We are running the Hailo8 M.2 chip in our camera, and during stress testing, stressing CPU, GPU, Camera capture, and the Hailo8, we sometimes see the messages below in dmesg.
It even seems like these message occur more frequently after we also started doing power/temperature measurements for the Hailo8. We’ve mostly run with v4.15, but we’ve also tested with the latest driver + firmware.
This is not something we see for other PCIe devices (eg. our sensor device), which we also stress.
Should we be worried about these messages? Do they indicate some issue with our setup? Or are they safe to ignore?
Thanks for reaching out about the PCIe errors you’re seeing with your Hailo-8 M.2! First, I need to ask - do you have a heatsink or thermal pad attached to the Hailo? If not, please add one as this is important for proper operation.

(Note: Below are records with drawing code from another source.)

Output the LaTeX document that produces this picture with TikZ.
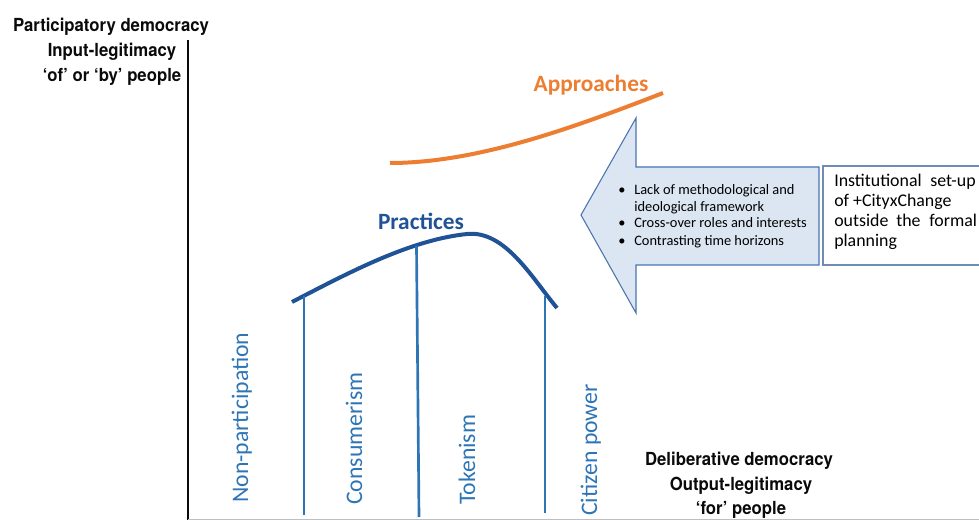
\documentclass[tikz,border=0pt]{standalone}
\usepackage{fontspec}
\setmainfont{Carlito}
\newfontfamily\headfont[FakeStretch=0.93]{TeX Gyre Heros}
\definecolor{axisblack}{RGB}{10,10,10}
\definecolor{approachorange}{RGB}{237,125,49}
\definecolor{practiceblue}{RGB}{32,82,150}
\definecolor{phaseblue}{RGB}{46,117,182}
\definecolor{arrowfill}{RGB}{220,230,242}
\definecolor{arrowline}{RGB}{74,116,176}
\definecolor{boxline}{RGB}{110,140,180}
\begin{document}
\begin{tikzpicture}[x=0.75pt,y=-0.75pt,
  headlabel/.style={font=\headfont\bfseries\fontsize{13.5}{16}\selectfont, inner sep=0, anchor=base, text=axisblack},
  curvetitle/.style={font=\bfseries\fontsize{17.5}{20}\selectfont, inner sep=0, anchor=base},
  phaselabel/.style={rotate=90, anchor=base west, inner sep=0, text=phaseblue, font=\fontsize{17.8}{20}\selectfont},
  bulletline/.style={anchor=base west, inner sep=0, font=\fontsize{10.8}{13}\selectfont},
  boxword/.style={anchor=base west, inner sep=0, font=\fontsize{13.4}{15}\selectfont},
  divider/.style={draw=phaseblue, line width=2pt},
]
\useasboundingbox (0,0) rectangle (979,520);
\clip (0,0) rectangle (979,520);

% axes
\draw[axisblack, line width=2.2pt] (188,40) -- (188,520);
\draw[black!25, line width=0.6pt] (188,519.6) -- (979,519.6);

% axis captions
\node[headlabel] (pd)  at (111,32) {Participatory democracy};
\node[headlabel] (il)  at (112,57) {Input-legitimacy};
\node[headlabel] (obp) at (112,82) {‘of’ or ‘by’ people};
\node[headlabel] (dd)  at (739,465) {Deliberative democracy};
\node[headlabel] (ol)  at (741,490) {Output-legitimacy};
\node[headlabel] (fp)  at (741,514) {‘for’ people};

% approaches curve
\coordinate (a0) at (390,163);
\coordinate (a1) at (663,93);
\draw[approachorange, line width=3pt] (a0) .. controls (480,163) and (580,125) .. (a1);
\node[curvetitle, text=approachorange] (appr) at (591,92) {Approaches};

% practices curve
\coordinate (p0) at (292,302);
\coordinate (pk) at (467,234);
\coordinate (p1) at (557,308);
\draw[practiceblue, line width=3pt] (p0) .. controls (350,272) and (410,240) .. (pk)
   .. controls (505,230) and (532,278) .. (p1);
\node[curvetitle, text=practiceblue] (prac) at (421,230) {Practices};

% dividers between the stages
\coordinate (d1t) at (304,296);
\coordinate (d1b) at (304,515);
\coordinate (d2t) at (416.5,246);
\coordinate (d2b) at (419,517);
\coordinate (d3t) at (545,296);
\coordinate (d3b) at (545,513);
\draw[divider] (d1t) -- (d1b);
\draw[divider] (d2t) -- (d2b);
\draw[divider] (d3t) -- (d3b);

% stage labels
\node[phaselabel] (np)  at (248,503) {Non-participation};
\node[phaselabel] (con) at (362,505) {Consumerism};
\node[phaselabel] (tok) at (475,505) {Tokenism};
\node[phaselabel] (cp)  at (597,516) {Citizen power};

% block arrow
\draw[fill=arrowfill, draw=arrowline, line width=0.8pt]
  (581,215) -- (636,118) -- (636,167) -- (819,167) -- (819,265) -- (636,265) -- (636,313) -- cycle;
\foreach \y/\nm in {195/b1,228/b3,246/b4}
  \node[bulletline] (\nm dot) at (618,\y) {\textbullet};
\node[bulletline] (b1) at (634,195) {Lack of methodological and};
\node[bulletline] (b2) at (634,212) {ideological framework};
\node[bulletline] (b3) at (634,228) {Cross-over roles and interests};
\node[bulletline] (b4) at (634,246) {Contrasting time horizons};

% institutional box, running past the right edge
\draw[fill=white, draw=boxline, line width=0.8pt] (823,166) rectangle (995,265);
\node[boxword] (w1) at (834,187) {Institutional};
\node[boxword] (w2) at (930,187) {set-up};
\node[boxword] (w3) at (834,207) {of +CityxChange};
\node[boxword] (w4) at (834,227) {outside};
\node[boxword] (w5) at (896,227) {the};
\node[boxword] (w6) at (929,227) {formal};
\node[boxword] (w7) at (834,247) {planning};
\end{tikzpicture}
\end{document}
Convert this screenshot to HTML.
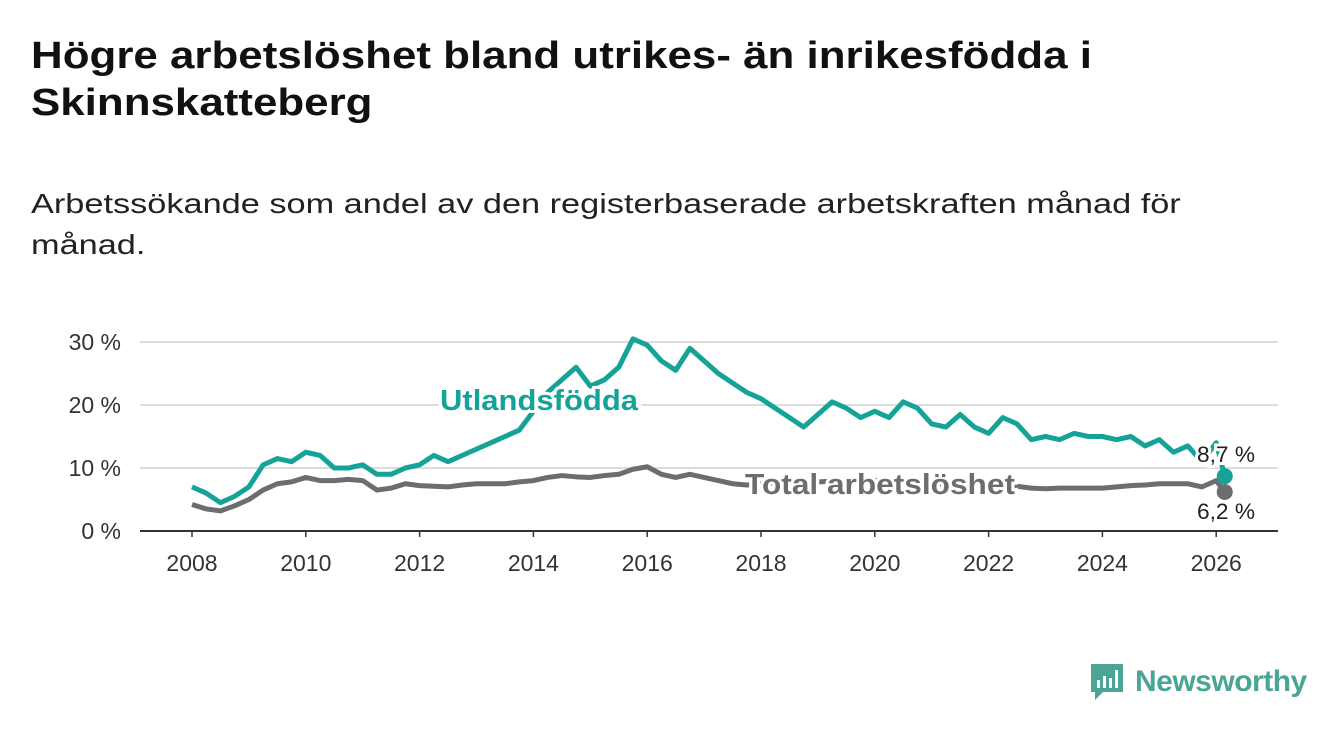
<!DOCTYPE html>
<html><head><meta charset="utf-8"><style>
body{margin:0;width:1340px;height:734px;background:#fff;font-family:"Liberation Sans",sans-serif;overflow:hidden;position:relative}
h1{position:absolute;left:31px;top:33px;margin:0;font-size:38px;line-height:47px;font-weight:bold;color:#111;transform:scaleX(1.155);transform-origin:0 0;white-space:nowrap}
.sub{position:absolute;left:31px;top:183px;margin:0;font-size:28px;line-height:41px;color:#222;transform:scaleX(1.225);transform-origin:0 0;white-space:nowrap}
svg{position:absolute;left:0;top:0}
</style></head><body>
<h1>Högre arbetslöshet bland utrikes- än inrikesfödda i<br>Skinnskatteberg</h1>
<p class="sub">Arbetssökande som andel av den registerbaserade arbetskraften månad för<br>månad.</p>
<svg id="c" width="1340" height="734"></svg>
<script>
const utl=[7,6,4.5,5.5,7,10.5,11.5,11,12.5,12,10,10,10.5,9,9,10,10.5,12,11,12,13,14,15,16,19,22,24,26,23,24,26,30.5,29.5,27,25.5,29,27,25,23.5,22,21,19.5,18,16.5,18.5,20.5,19.5,18,19,18,20.5,19.5,17,16.5,18.5,16.5,15.5,18,17,14.5,15,14.5,15.5,15,15,14.5,15,13.5,14.5,12.5,13.5,11,14,8.7];
const tot=[4.2,3.5,3.2,4,5,6.5,7.5,7.8,8.5,8,8,8.2,8,6.5,6.8,7.5,7.2,7.1,7,7.3,7.5,7.5,7.5,7.8,8,8.5,8.8,8.6,8.5,8.8,9,9.8,10.2,9,8.5,9,8.5,8,7.5,7.3,7.5,7.6,7.7,7.8,7.8,7.9,8,8,8,7.8,7.6,7.5,7.5,7.5,7.5,7.5,7.5,7.3,7.1,6.8,6.7,6.8,6.8,6.8,6.8,7,7.2,7.3,7.5,7.5,7.5,7,8,6.2];
const yTicks=[0,10,20,30];
const xTicks=[2008,2010,2012,2014,2016,2018,2020,2022,2024,2026];
const start=2008, step=0.25, lastDate=2026.15;
const X=d=>192+(d-2008)*56.9, Y=v=>531-v*6.3;
const svg=document.getElementById('c'), NS='http://www.w3.org/2000/svg';
function mk(t,a){const e=document.createElementNS(NS,t);for(const k in a)e.setAttribute(k,a[k]);svg.appendChild(e);return e;}
const date=i=>i===utl.length-1?lastDate:start+i*step;
yTicks.forEach(v=>{const l=mk('line',{x1:140,x2:1278,y1:Y(v),y2:Y(v),stroke:v?'#ddd':'#333','stroke-width':2});

const t=mk('text',{x:121,y:Y(v)+8,'text-anchor':'end','font-size':23,fill:'#333'});t.textContent=v+' %';
});
xTicks.forEach(y=>{const k=mk('line',{x1:X(y),x2:X(y),y1:531,y2:537,stroke:'#333','stroke-width':1.5});

const t=mk('text',{x:X(y),y:571,'text-anchor':'middle','font-size':23,fill:'#333'});t.textContent=y;
});
function line(arr,col,name){const p=mk('polyline',{points:arr.map((v,i)=>X(date(i))+','+Y(v)).join(' '),fill:'none',stroke:col,'stroke-width':5,'stroke-linejoin':'round'});

const n=arr.length-1;const c=mk('circle',{cx:X(date(n)),cy:Y(arr[n]),r:8,fill:col});
}
line(tot,'#6d6c71','total-line');
line(utl,'#14a396','utlandsfodda-line');
function lab(x,y,txt,col,size,bold,name,anchor,len){
const a={x:x,y:y,'font-size':size,'font-weight':bold?'bold':'normal',fill:col,stroke:'#fff','stroke-width':6,'paint-order':'stroke','text-anchor':anchor||'start'};
if(len){a.textLength=len;a.lengthAdjust='spacingAndGlyphs';}
const t=mk('text',a);t.textContent=txt;
}
lab(440,410,'Utlandsfödda','#14a396',29,true,'utlandsfodda-label','start',198);
lab(745,494,'Total arbetslöshet','#6d6c71',29,true,'total-label','start',270);
lab(1226,462,'8,7 %','#222',22,false,'utlandsfodda-end-value','middle',58);
lab(1226,519,'6,2 %','#222',22,false,'total-end-value','middle',58);
</script>
<div style="position:absolute;left:1089px;top:662px;display:flex;align-items:center">
<svg width="36" height="40" viewBox="0 0 36 40" style="position:static"><path d="M2 2h32v28H14l-8 8v-8H2z" fill="#4aa596"/><rect x="8" y="18" width="3" height="8" fill="#fff"/><rect x="14" y="14" width="3" height="12" fill="#fff"/><rect x="20" y="16" width="3" height="10" fill="#fff"/><rect x="26" y="8" width="3" height="18" fill="#fff"/></svg>
<span style="font-size:30px;color:#4aa596;margin-left:10px;font-weight:bold;letter-spacing:-0.5px">Newsworthy</span></div>
</body></html>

Regarding the dmesg errors you’re seeing - these are PCIe “RxErr” (receiver) errors that are being corrected automatically. While not critical, here’s what you should know:
These are normal corrected errors that don’t cause data loss
They may increase during heavy testing due to:
High system load/interference
Power fluctuations
Temperature changes
To minimize these errors:
Ensure you have latest Hailo drivers/firmware
Check cooling and ventilation
Verify stable power supply
Since these are corrected errors, they’re generally safe to ignore unless you notice performance issues. Let me know if you need any other guidance!